Start of Records for the exercise

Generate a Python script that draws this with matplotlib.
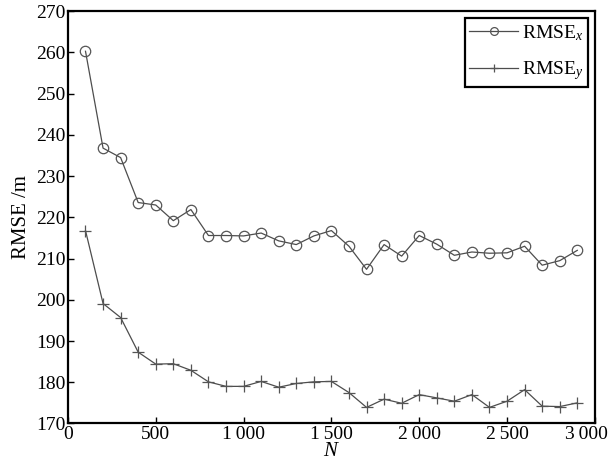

End of Records for the exercise
Start of Records for the exercise

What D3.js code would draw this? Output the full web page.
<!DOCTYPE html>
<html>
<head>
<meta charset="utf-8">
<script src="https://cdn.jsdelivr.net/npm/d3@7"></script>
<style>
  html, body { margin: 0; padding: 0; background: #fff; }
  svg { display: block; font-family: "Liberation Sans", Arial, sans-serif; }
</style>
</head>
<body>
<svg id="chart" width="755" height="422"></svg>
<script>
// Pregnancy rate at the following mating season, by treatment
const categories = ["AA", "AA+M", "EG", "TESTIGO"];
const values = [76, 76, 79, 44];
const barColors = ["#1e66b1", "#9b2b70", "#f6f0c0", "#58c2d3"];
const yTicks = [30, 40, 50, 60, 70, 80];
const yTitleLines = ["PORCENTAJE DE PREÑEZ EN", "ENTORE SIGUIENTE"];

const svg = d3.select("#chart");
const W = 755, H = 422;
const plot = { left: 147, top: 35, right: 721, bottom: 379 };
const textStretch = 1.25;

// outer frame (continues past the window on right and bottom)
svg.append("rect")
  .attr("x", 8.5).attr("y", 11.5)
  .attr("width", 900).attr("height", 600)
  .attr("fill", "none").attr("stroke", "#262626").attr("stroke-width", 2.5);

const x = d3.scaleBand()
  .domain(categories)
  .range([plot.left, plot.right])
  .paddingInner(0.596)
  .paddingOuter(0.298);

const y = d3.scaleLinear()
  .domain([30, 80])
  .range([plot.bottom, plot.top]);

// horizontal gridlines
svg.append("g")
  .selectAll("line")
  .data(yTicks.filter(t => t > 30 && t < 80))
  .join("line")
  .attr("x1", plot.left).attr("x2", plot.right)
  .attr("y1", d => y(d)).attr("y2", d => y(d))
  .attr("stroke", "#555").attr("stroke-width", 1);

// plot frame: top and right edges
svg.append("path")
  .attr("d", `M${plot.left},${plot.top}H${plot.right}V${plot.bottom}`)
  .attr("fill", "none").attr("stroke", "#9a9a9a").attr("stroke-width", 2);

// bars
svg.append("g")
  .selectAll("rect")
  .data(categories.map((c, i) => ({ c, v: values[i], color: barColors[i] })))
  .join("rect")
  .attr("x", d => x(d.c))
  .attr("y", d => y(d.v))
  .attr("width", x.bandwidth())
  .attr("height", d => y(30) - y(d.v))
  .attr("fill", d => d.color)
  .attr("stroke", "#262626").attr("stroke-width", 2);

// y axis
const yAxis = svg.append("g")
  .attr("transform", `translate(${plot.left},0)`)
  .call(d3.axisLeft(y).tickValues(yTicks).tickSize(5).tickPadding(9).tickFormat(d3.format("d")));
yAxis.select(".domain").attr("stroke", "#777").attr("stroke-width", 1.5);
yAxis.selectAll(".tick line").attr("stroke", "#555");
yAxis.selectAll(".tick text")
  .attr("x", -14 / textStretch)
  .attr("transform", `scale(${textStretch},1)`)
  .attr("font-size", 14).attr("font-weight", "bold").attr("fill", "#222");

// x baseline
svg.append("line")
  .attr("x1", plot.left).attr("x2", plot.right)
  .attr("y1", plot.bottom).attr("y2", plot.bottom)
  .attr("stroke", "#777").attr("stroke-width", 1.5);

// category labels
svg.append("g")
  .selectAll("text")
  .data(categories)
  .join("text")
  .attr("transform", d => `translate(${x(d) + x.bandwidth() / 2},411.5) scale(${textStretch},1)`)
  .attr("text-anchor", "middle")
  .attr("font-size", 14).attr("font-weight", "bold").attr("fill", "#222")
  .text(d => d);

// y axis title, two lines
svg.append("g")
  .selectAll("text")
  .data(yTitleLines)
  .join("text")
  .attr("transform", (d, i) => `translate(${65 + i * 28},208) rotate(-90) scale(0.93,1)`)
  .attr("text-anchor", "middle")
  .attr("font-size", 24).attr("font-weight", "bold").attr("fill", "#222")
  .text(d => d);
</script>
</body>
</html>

End of Records for the exercise
Start of Records for the exercise

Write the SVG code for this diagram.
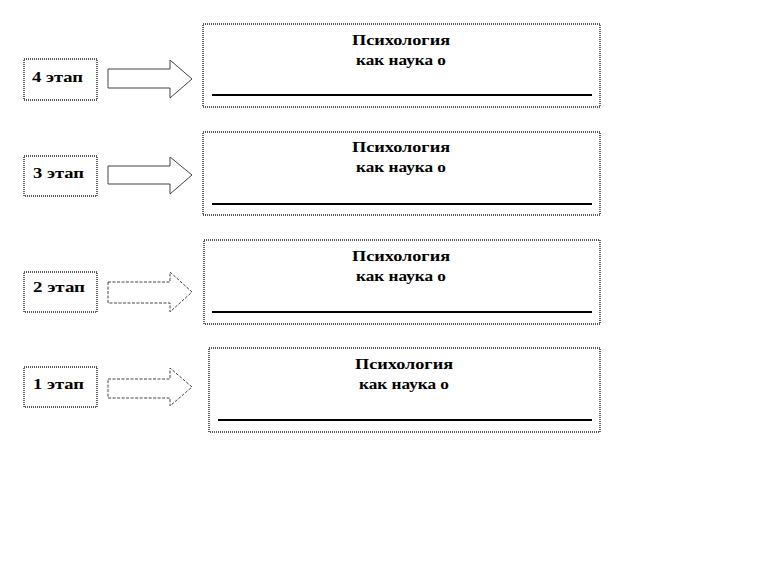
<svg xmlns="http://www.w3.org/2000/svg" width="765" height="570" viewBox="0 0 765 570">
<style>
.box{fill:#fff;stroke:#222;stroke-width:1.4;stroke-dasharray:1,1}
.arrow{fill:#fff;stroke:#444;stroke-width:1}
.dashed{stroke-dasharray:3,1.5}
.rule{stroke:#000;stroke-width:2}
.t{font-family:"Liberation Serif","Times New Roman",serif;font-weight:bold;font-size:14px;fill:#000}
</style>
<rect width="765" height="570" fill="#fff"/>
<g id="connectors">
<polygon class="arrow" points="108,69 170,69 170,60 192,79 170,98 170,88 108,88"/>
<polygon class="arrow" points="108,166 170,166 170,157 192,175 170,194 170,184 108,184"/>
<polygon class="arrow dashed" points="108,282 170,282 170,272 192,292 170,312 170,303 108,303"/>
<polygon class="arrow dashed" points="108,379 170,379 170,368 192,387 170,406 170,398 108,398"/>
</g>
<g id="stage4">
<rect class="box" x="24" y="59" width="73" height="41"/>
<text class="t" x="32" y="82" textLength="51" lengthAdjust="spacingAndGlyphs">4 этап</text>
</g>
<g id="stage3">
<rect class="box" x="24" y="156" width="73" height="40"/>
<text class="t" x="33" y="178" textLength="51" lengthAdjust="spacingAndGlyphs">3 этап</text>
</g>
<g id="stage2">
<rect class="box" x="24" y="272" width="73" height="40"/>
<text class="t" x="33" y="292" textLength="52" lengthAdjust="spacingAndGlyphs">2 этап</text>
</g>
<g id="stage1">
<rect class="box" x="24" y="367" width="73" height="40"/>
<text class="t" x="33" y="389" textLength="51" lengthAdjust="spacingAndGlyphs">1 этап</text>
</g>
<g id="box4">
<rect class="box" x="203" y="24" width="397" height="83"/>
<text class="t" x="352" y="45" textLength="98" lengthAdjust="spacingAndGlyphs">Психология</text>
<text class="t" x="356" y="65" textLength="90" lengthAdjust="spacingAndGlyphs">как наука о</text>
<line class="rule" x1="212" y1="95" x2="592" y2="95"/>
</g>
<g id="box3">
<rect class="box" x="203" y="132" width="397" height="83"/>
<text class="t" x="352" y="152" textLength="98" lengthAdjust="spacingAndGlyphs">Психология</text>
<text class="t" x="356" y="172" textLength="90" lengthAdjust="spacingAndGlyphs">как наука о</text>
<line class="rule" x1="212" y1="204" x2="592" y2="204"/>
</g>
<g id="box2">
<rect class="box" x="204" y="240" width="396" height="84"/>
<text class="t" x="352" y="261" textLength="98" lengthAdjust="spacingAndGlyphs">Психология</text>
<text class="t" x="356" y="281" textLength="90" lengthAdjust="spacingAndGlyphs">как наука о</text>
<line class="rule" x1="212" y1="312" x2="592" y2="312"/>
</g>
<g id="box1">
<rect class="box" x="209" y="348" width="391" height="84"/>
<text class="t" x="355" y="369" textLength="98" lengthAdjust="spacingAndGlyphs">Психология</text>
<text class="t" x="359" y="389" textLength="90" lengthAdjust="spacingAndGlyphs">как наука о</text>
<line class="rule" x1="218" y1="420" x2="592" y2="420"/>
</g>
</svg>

End of Records for the exercise

• [Written instruction]
Using the listing above, gather each line that holds the string "script" and copy it.

• [Finished task]
Generate a Python script that draws this with matplotlib.
<script src="https://cdn.jsdelivr.net/npm/d3@7"></script>
<script>
</script>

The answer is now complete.